(Short problem)
Among the lines below, keep only those from the one containing "The picture is" through the one containing "const yStep = 10;", and reproduce them exactly.

+++++

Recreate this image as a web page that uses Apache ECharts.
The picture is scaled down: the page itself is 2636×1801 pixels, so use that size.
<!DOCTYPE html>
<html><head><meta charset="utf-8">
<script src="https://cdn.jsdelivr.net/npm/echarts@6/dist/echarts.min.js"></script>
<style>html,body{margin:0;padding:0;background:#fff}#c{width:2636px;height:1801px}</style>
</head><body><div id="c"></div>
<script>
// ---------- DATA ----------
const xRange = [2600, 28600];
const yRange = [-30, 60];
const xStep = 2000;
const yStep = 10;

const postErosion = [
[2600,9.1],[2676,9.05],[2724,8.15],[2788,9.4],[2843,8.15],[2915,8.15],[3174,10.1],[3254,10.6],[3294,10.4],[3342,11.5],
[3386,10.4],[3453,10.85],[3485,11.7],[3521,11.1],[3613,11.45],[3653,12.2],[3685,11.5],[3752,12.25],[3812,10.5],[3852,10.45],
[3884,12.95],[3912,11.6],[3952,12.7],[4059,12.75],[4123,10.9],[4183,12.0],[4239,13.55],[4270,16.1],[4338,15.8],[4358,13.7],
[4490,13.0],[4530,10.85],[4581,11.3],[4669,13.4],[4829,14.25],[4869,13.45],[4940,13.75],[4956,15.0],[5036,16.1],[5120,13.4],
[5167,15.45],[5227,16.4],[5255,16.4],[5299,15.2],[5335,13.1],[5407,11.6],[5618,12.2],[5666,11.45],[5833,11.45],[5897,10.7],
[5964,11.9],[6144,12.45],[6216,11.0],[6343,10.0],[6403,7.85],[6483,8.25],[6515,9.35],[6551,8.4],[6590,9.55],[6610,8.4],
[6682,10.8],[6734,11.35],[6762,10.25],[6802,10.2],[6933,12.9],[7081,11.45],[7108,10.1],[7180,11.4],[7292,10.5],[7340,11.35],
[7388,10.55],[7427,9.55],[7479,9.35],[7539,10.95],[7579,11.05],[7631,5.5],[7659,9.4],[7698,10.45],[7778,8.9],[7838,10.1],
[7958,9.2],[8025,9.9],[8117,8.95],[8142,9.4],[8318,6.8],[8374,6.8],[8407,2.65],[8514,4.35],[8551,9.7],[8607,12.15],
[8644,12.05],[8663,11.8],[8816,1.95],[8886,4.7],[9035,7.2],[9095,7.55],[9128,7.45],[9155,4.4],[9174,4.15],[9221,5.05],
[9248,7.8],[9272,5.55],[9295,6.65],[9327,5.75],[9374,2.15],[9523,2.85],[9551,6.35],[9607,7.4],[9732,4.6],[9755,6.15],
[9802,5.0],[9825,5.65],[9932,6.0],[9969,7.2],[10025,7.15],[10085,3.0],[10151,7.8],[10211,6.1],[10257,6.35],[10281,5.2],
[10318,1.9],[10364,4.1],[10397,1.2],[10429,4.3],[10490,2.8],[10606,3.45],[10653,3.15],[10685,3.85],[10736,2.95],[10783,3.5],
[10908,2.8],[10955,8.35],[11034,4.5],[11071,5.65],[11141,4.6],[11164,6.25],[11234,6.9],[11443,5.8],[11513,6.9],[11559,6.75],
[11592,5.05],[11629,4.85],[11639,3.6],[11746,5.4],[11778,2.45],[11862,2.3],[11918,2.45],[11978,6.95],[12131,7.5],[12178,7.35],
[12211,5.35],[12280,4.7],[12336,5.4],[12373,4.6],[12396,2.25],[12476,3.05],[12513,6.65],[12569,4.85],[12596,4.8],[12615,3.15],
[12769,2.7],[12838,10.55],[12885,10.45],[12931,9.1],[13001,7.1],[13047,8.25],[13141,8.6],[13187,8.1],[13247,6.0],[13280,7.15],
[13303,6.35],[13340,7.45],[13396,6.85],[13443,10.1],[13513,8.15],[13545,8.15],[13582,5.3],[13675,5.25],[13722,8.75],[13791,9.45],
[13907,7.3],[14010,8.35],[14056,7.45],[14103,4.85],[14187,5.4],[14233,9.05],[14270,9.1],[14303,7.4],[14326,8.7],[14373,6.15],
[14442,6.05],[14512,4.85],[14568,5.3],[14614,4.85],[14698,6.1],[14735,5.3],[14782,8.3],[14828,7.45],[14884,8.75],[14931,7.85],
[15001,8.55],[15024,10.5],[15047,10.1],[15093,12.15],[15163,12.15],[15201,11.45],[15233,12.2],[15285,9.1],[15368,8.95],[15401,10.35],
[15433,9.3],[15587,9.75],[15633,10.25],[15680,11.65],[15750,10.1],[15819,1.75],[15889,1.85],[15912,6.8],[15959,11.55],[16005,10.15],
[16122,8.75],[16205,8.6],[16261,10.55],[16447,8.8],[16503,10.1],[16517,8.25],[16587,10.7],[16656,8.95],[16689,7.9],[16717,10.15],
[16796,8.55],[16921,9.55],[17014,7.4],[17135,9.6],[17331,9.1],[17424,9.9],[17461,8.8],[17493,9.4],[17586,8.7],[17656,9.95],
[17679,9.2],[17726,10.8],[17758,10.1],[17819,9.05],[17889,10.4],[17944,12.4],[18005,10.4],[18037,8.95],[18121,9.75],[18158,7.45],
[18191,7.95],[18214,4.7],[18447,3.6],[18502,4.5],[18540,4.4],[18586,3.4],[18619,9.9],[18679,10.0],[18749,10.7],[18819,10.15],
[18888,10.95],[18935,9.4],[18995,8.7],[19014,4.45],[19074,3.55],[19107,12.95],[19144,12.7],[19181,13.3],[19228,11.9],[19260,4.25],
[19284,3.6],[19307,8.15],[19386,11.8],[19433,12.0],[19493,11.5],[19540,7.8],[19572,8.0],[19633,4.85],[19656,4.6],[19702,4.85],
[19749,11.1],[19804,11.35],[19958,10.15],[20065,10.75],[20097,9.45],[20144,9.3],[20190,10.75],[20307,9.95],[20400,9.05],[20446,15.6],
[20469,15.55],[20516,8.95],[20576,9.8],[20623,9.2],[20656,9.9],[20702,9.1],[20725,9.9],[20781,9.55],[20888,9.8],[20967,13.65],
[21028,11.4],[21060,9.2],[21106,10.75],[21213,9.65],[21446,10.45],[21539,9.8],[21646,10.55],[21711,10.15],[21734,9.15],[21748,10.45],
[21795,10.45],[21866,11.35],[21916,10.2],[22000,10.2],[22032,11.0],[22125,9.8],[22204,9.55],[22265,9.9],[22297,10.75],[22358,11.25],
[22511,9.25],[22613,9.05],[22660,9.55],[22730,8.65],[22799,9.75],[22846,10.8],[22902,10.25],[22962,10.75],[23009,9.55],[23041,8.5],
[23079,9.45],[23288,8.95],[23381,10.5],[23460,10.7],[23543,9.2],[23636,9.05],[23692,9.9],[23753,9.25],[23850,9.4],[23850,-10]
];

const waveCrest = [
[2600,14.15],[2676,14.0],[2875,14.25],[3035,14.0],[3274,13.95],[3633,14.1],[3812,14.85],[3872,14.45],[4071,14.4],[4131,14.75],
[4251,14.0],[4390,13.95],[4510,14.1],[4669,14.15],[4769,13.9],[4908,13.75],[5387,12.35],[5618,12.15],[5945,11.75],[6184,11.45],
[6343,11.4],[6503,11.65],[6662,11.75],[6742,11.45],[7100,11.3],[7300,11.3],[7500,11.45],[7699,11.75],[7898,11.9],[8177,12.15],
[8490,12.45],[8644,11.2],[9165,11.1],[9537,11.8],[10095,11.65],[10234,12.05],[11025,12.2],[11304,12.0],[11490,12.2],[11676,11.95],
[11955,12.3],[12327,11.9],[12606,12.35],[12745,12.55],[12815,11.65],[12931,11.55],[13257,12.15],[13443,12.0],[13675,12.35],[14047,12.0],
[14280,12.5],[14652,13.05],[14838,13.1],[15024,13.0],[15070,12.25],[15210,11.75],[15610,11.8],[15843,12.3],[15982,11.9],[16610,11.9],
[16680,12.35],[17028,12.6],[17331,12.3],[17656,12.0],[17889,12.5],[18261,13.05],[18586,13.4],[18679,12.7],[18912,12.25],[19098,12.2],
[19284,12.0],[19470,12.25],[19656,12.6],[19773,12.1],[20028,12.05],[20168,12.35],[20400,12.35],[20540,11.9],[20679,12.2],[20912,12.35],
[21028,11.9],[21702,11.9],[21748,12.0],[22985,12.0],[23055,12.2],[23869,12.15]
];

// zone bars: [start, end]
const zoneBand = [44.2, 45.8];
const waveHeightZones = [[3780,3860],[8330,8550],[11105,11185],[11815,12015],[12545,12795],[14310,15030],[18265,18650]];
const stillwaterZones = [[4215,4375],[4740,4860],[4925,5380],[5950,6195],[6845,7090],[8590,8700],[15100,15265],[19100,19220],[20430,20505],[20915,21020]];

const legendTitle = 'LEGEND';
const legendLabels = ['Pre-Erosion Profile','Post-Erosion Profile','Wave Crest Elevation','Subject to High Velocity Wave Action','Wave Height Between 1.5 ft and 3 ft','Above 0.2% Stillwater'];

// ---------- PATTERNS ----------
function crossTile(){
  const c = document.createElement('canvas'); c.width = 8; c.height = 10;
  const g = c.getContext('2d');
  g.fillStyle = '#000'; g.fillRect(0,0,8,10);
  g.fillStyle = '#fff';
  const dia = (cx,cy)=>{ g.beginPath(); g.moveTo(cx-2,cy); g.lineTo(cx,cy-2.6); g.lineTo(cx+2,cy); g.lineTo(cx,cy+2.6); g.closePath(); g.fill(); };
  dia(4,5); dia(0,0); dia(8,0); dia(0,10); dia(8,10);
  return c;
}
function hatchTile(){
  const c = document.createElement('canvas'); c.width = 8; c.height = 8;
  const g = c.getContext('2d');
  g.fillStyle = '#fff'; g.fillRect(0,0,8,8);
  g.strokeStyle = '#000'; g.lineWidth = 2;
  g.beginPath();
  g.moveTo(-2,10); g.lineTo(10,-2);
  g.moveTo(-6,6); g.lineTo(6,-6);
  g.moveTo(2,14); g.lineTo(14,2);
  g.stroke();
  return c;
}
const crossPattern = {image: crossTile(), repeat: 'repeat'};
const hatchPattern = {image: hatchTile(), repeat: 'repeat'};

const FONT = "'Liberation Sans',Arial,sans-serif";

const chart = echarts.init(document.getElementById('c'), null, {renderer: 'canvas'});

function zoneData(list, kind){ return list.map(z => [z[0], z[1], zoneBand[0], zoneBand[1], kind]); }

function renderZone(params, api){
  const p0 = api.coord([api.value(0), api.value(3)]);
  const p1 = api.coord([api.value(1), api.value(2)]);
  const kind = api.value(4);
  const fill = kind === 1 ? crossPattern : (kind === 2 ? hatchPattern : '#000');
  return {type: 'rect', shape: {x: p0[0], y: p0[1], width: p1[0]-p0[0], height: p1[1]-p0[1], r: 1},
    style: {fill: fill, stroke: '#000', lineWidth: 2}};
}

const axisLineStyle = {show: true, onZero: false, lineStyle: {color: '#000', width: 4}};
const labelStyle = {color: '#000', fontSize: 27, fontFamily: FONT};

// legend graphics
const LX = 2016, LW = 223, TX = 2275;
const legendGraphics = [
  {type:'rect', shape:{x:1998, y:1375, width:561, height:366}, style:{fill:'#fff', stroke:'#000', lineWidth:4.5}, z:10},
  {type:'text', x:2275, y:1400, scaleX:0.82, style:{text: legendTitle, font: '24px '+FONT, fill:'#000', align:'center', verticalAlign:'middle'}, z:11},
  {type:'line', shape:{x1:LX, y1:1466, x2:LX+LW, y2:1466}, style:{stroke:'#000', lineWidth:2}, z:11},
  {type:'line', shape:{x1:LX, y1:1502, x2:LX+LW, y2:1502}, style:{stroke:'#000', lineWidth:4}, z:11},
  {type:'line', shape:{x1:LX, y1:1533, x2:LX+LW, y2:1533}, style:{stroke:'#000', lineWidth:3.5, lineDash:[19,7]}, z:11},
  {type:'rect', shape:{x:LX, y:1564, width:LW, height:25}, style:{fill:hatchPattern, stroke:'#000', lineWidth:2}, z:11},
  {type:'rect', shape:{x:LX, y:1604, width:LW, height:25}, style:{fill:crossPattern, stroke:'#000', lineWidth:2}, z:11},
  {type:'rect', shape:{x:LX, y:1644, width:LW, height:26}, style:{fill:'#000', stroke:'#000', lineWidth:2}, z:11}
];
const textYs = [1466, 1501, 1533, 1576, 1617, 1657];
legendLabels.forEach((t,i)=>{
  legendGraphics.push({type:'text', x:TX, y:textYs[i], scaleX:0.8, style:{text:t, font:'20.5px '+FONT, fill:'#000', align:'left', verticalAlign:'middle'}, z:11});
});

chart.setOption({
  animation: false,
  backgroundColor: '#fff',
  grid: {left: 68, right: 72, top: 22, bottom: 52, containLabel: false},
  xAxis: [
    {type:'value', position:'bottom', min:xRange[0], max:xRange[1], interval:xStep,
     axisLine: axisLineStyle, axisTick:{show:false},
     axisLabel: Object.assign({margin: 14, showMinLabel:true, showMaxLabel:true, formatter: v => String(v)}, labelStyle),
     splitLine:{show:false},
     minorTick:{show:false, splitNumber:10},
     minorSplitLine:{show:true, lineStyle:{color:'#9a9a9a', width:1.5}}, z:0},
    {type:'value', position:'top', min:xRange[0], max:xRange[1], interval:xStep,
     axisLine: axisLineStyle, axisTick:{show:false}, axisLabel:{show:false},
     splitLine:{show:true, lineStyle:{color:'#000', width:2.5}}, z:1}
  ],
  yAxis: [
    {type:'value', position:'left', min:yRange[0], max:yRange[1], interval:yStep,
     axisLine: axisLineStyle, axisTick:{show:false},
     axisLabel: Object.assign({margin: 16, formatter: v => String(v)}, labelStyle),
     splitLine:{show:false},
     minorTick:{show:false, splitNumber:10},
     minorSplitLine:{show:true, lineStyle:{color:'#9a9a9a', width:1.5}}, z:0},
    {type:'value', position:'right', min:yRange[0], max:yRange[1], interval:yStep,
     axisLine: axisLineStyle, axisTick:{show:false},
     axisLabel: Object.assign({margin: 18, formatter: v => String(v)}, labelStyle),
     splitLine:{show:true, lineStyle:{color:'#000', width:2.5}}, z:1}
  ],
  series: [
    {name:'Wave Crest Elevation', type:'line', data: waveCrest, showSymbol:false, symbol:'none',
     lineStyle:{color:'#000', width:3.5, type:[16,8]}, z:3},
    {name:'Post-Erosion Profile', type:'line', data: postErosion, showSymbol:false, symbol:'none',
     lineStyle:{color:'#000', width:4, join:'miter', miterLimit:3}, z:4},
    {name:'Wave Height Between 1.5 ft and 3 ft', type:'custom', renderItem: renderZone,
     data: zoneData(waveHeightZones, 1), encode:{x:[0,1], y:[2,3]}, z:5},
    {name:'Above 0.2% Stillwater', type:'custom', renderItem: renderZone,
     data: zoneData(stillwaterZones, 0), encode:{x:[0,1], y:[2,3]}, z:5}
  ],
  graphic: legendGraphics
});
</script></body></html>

+++++

(Completed task)
The picture is scaled down: the page itself is 2636×1801 pixels, so use that size.
<!DOCTYPE html>
<html><head><meta charset="utf-8">
<script src="https://cdn.jsdelivr.net/npm/echarts@6/dist/echarts.min.js"></script>
<style>html,body{margin:0;padding:0;background:#fff}#c{width:2636px;height:1801px}</style>
</head><body><div id="c"></div>
<script>
// ---------- DATA ----------
const xRange = [2600, 28600];
const yRange = [-30, 60];
const xStep = 2000;
const yStep = 10;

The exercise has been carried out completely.